L'idée de la taxe sur les friches commerciales, mise en place par des communes et intercommunalités, semble pour le CAE une meilleure piste, si elle bénéficiait d'un retour sur son efficacité. "La taxe sur les friches commerciales gagne en popularité, a souligné Marie-Laure Allain, co-auteur de l'étude, en 2018, 1.200 villes l'ont instaurée, des villes comme Montpellier ou Metz, pour d'autres, comme Saint-Etienne ou Meaux, c'est à l'ordre du jour". La taxe vise à collecter des revenus (13 millions en 2021) mais elle sert surtout à lutter contre la rétention foncière délibérée et à accélérer la remise sur le marché de locaux vacants.

Le conseil propose d'évaluer l'impact de cette taxe sur la vacance commerciale.

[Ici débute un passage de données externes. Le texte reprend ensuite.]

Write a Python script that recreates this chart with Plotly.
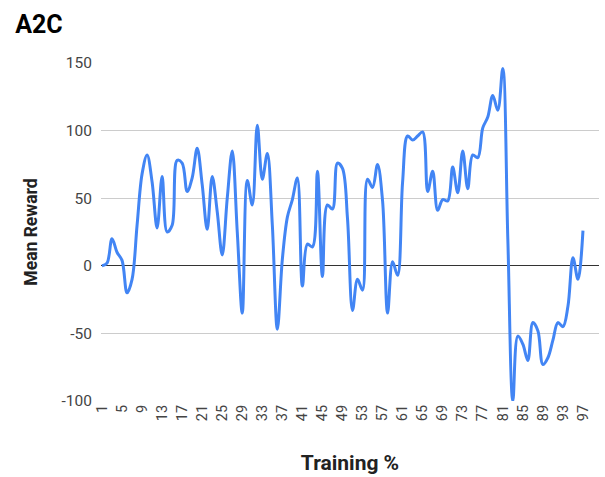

Une action publique au niveau local

Face à l'hétérogénéité des situations, certaines zones souffrant davantage que d'autres, le CAE recommande une action publique au niveau local plutôt qu'à l'échelon national, avec éventuellement un appui financier et technique des agences de l'Etat. "Les récents programmes de soutien aux centres-villes-Action cœur de ville (ACV) et Petites villes de demain (PVD), bénéficient indirectement au petit commerce mais la mesure de leurs effets doit être améliorée", insiste le CAE. Selon lui, seul le taux de vacance commerciale est pris en compte alors qu'il faudrait aussi suivre la densité commerciale, le taux de faillite et le rythme d'implantation de nouveaux commerces. Il suggère d'instaurer une collecte régulière des données géolocalisées liées au commerce et d'évaluer les programmes ACV et PVD avec des méthodes scientifiques en complément des bilans existants.

Autre recommandation : mettre en place un référent "dernier commerce" dans les administrations locales (DDFIP ou préfectures) pour "faciliter le développement des régies municipales dans les communes rurales qui le souhaitent". Car celles-ci font face à des difficultés opérationnelles. Le lancement en février d'un plan de 12 millions d'euros pour les commerces ruraux lancé en février 2023 (voir notre article du 23 février 2023) est salué par le CAE qui avertit cependant que la rentabilité ne sera pas toujours au rendez-vous.